● Stated task: The data below should be printed in full, exactly, and without any of its images.

● Available data:
►

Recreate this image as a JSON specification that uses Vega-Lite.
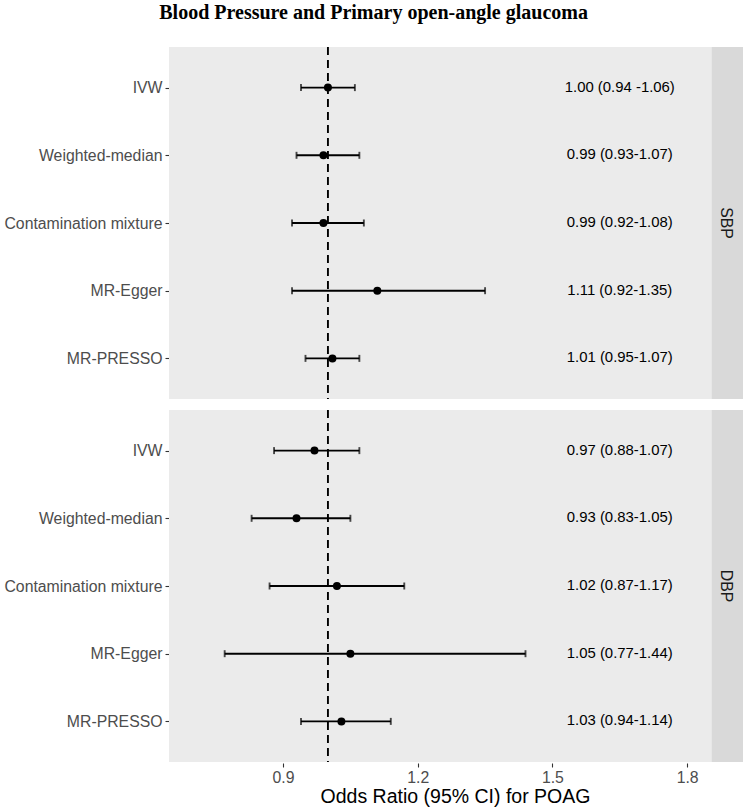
{
  "$schema": "https://vega.github.io/schema/vega-lite/v6.json",
  "title": {"text": "Blood Pressure and Primary open-angle glaucoma", "font": "Liberation Serif", "fontSize": 20, "fontWeight": "bold", "color": "#000000", "anchor": "middle", "frame": "bounds", "offset": 23},
  "padding": {"left": 3, "top": 3, "right": 2, "bottom": 2},
  "data": {"values": [
    {"exposure": "SBP", "method": "IVW", "est": 1.00, "lo": 0.94, "hi": 1.06, "label": "1.00 (0.94 -1.06)"},
    {"exposure": "SBP", "method": "Weighted-median", "est": 0.99, "lo": 0.93, "hi": 1.07, "label": "0.99 (0.93-1.07)"},
    {"exposure": "SBP", "method": "Contamination mixture", "est": 0.99, "lo": 0.92, "hi": 1.08, "label": "0.99 (0.92-1.08)"},
    {"exposure": "SBP", "method": "MR-Egger", "est": 1.11, "lo": 0.92, "hi": 1.35, "label": "1.11 (0.92-1.35)"},
    {"exposure": "SBP", "method": "MR-PRESSO", "est": 1.01, "lo": 0.95, "hi": 1.07, "label": "1.01 (0.95-1.07)"},
    {"exposure": "DBP", "method": "IVW", "est": 0.97, "lo": 0.88, "hi": 1.07, "label": "0.97 (0.88-1.07)"},
    {"exposure": "DBP", "method": "Weighted-median", "est": 0.93, "lo": 0.83, "hi": 1.05, "label": "0.93 (0.83-1.05)"},
    {"exposure": "DBP", "method": "Contamination mixture", "est": 1.02, "lo": 0.87, "hi": 1.17, "label": "1.02 (0.87-1.17)"},
    {"exposure": "DBP", "method": "MR-Egger", "est": 1.05, "lo": 0.77, "hi": 1.44, "label": "1.05 (0.77-1.44)"},
    {"exposure": "DBP", "method": "MR-PRESSO", "est": 1.03, "lo": 0.94, "hi": 1.14, "label": "1.03 (0.94-1.14)"}
  ]},
  "facet": {"row": {"field": "exposure", "type": "nominal", "sort": ["SBP", "DBP"], "header": null}},
  "spacing": 9,
  "resolve": {"scale": {"y": "shared"}},
  "spec": {
    "width": 572,
    "height": 352,
    "encoding": {
      "y": {"field": "method", "type": "nominal", "sort": ["IVW", "Weighted-median", "Contamination mixture", "MR-Egger", "MR-PRESSO"], "scale": {"type": "point", "padding": 0.6}, "axis": {"title": null}}
    },
    "layer": [
      {
        "transform": [{"filter": "datum.method === 'IVW'"}],
        "mark": {"type": "rect", "color": "#D9D9D9"},
        "encoding": {
          "y": null,
          "x": {"datum": 1.855, "type": "quantitative", "scale": {"domain": [0.646, 1.92], "nice": false, "zero": false}, "axis": {"values": [0.9, 1.2, 1.5, 1.8], "format": ".1f", "title": "Odds Ratio (95% CI) for POAG"}},
          "x2": {"datum": 1.925}
        }
      },
      {
        "transform": [{"filter": "datum.method === 'IVW'"}],
        "mark": {"type": "text", "angle": 90, "fontSize": 15.8, "color": "#1A1A1A", "align": "center", "baseline": "middle"},
        "encoding": {
          "y": null,
          "x": {"datum": 1.8875, "type": "quantitative"},
          "text": {"field": "exposure"}
        }
      },
      {
        "transform": [{"filter": "datum.method === 'IVW'"}],
        "mark": {"type": "rule", "color": "#000000", "strokeWidth": 1.9, "strokeDash": [8, 5]},
        "encoding": {
          "y": null,
          "x": {"datum": 1, "type": "quantitative"}
        }
      },
      {
        "mark": {"type": "rule", "color": "#000000", "strokeWidth": 1.9},
        "encoding": {
          "x": {"field": "lo", "type": "quantitative"},
          "x2": {"field": "hi"}
        }
      },
      {
        "mark": {"type": "tick", "color": "#000000", "thickness": 1.9, "size": 7, "orient": "vertical"},
        "encoding": {
          "x": {"field": "lo", "type": "quantitative"}
        }
      },
      {
        "mark": {"type": "tick", "color": "#000000", "thickness": 1.9, "size": 7, "orient": "vertical"},
        "encoding": {
          "x": {"field": "hi", "type": "quantitative"}
        }
      },
      {
        "mark": {"type": "point", "filled": true, "color": "#000000", "opacity": 1, "size": 64},
        "encoding": {
          "x": {"field": "est", "type": "quantitative"}
        }
      },
      {
        "mark": {"type": "text", "fontSize": 14.9, "color": "#000000", "align": "center", "baseline": "middle"},
        "encoding": {
          "x": {"datum": 1.65, "type": "quantitative"},
          "text": {"field": "label"}
        }
      }
    ]
  },
  "config": {
    "font": "Liberation Sans",
    "view": {"fill": "#EBEBEB", "stroke": null},
    "axis": {
      "grid": false,
      "domain": false,
      "tickSize": 4,
      "tickColor": "#333333",
      "tickWidth": 1.1,
      "labelColor": "#4D4D4D",
      "labelFontSize": 15.8,
      "labelFont": "Liberation Sans",
      "labelPadding": 3,
      "titleFont": "Liberation Sans",
      "titleFontSize": 19.5,
      "titleFontWeight": "normal",
      "titleColor": "#000000",
      "titlePadding": 3
    }
  }
}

◄

● Task result:
Recreate this image as a JSON specification that uses Vega-Lite.
{
  "$schema": "https://vega.github.io/schema/vega-lite/v6.json",
  "title": {"text": "Blood Pressure and Primary open-angle glaucoma", "font": "Liberation Serif", "fontSize": 20, "fontWeight": "bold", "color": "#000000", "anchor": "middle", "frame": "bounds", "offset": 23},
  "padding": {"left": 3, "top": 3, "right": 2, "bottom": 2},
  "data": {"values": [
    {"exposure": "SBP", "method": "IVW", "est": 1.00, "lo": 0.94, "hi": 1.06, "label": "1.00 (0.94 -1.06)"},
    {"exposure": "SBP", "method": "Weighted-median", "est": 0.99, "lo": 0.93, "hi": 1.07, "label": "0.99 (0.93-1.07)"},
    {"exposure": "SBP", "method": "Contamination mixture", "est": 0.99, "lo": 0.92, "hi": 1.08, "label": "0.99 (0.92-1.08)"},
    {"exposure": "SBP", "method": "MR-Egger", "est": 1.11, "lo": 0.92, "hi": 1.35, "label": "1.11 (0.92-1.35)"},
    {"exposure": "SBP", "method": "MR-PRESSO", "est": 1.01, "lo": 0.95, "hi": 1.07, "label": "1.01 (0.95-1.07)"},
    {"exposure": "DBP", "method": "IVW", "est": 0.97, "lo": 0.88, "hi": 1.07, "label": "0.97 (0.88-1.07)"},
    {"exposure": "DBP", "method": "Weighted-median", "est": 0.93, "lo": 0.83, "hi": 1.05, "label": "0.93 (0.83-1.05)"},
    {"exposure": "DBP", "method": "Contamination mixture", "est": 1.02, "lo": 0.87, "hi": 1.17, "label": "1.02 (0.87-1.17)"},
    {"exposure": "DBP", "method": "MR-Egger", "est": 1.05, "lo": 0.77, "hi": 1.44, "label": "1.05 (0.77-1.44)"},
    {"exposure": "DBP", "method": "MR-PRESSO", "est": 1.03, "lo": 0.94, "hi": 1.14, "label": "1.03 (0.94-1.14)"}
  ]},
  "facet": {"row": {"field": "exposure", "type": "nominal", "sort": ["SBP", "DBP"], "header": null}},
  "spacing": 9,
  "resolve": {"scale": {"y": "shared"}},
  "spec": {
    "width": 572,
    "height": 352,
    "encoding": {
      "y": {"field": "method", "type": "nominal", "sort": ["IVW", "Weighted-median", "Contamination mixture", "MR-Egger", "MR-PRESSO"], "scale": {"type": "point", "padding": 0.6}, "axis": {"title": null}}
    },
    "layer": [
      {
        "transform": [{"filter": "datum.method === 'IVW'"}],
        "mark": {"type": "rect", "color": "#D9D9D9"},
        "encoding": {
          "y": null,
          "x": {"datum": 1.855, "type": "quantitative", "scale": {"domain": [0.646, 1.92], "nice": false, "zero": false}, "axis": {"values": [0.9, 1.2, 1.5, 1.8], "format": ".1f", "title": "Odds Ratio (95% CI) for POAG"}},
          "x2": {"datum": 1.925}
        }
      },
      {
        "transform": [{"filter": "datum.method === 'IVW'"}],
        "mark": {"type": "text", "angle": 90, "fontSize": 15.8, "color": "#1A1A1A", "align": "center", "baseline": "middle"},
        "encoding": {
          "y": null,
          "x": {"datum": 1.8875, "type": "quantitative"},
          "text": {"field": "exposure"}
        }
      },
      {
        "transform": [{"filter": "datum.method === 'IVW'"}],
        "mark": {"type": "rule", "color": "#000000", "strokeWidth": 1.9, "strokeDash": [8, 5]},
        "encoding": {
          "y": null,
          "x": {"datum": 1, "type": "quantitative"}
        }
      },
      {
        "mark": {"type": "rule", "color": "#000000", "strokeWidth": 1.9},
        "encoding": {
          "x": {"field": "lo", "type": "quantitative"},
          "x2": {"field": "hi"}
        }
      },
      {
        "mark": {"type": "tick", "color": "#000000", "thickness": 1.9, "size": 7, "orient": "vertical"},
        "encoding": {
          "x": {"field": "lo", "type": "quantitative"}
        }
      },
      {
        "mark": {"type": "tick", "color": "#000000", "thickness": 1.9, "size": 7, "orient": "vertical"},
        "encoding": {
          "x": {"field": "hi", "type": "quantitative"}
        }
      },
      {
        "mark": {"type": "point", "filled": true, "color": "#000000", "opacity": 1, "size": 64},
        "encoding": {
          "x": {"field": "est", "type": "quantitative"}
        }
      },
      {
        "mark": {"type": "text", "fontSize": 14.9, "color": "#000000", "align": "center", "baseline": "middle"},
        "encoding": {
          "x": {"datum": 1.65, "type": "quantitative"},
          "text": {"field": "label"}
        }
      }
    ]
  },
  "config": {
    "font": "Liberation Sans",
    "view": {"fill": "#EBEBEB", "stroke": null},
    "axis": {
      "grid": false,
      "domain": false,
      "tickSize": 4,
      "tickColor": "#333333",
      "tickWidth": 1.1,
      "labelColor": "#4D4D4D",
      "labelFontSize": 15.8,
      "labelFont": "Liberation Sans",
      "labelPadding": 3,
      "titleFont": "Liberation Sans",
      "titleFontSize": 19.5,
      "titleFontWeight": "normal",
      "titleColor": "#000000",
      "titlePadding": 3
    }
  }
}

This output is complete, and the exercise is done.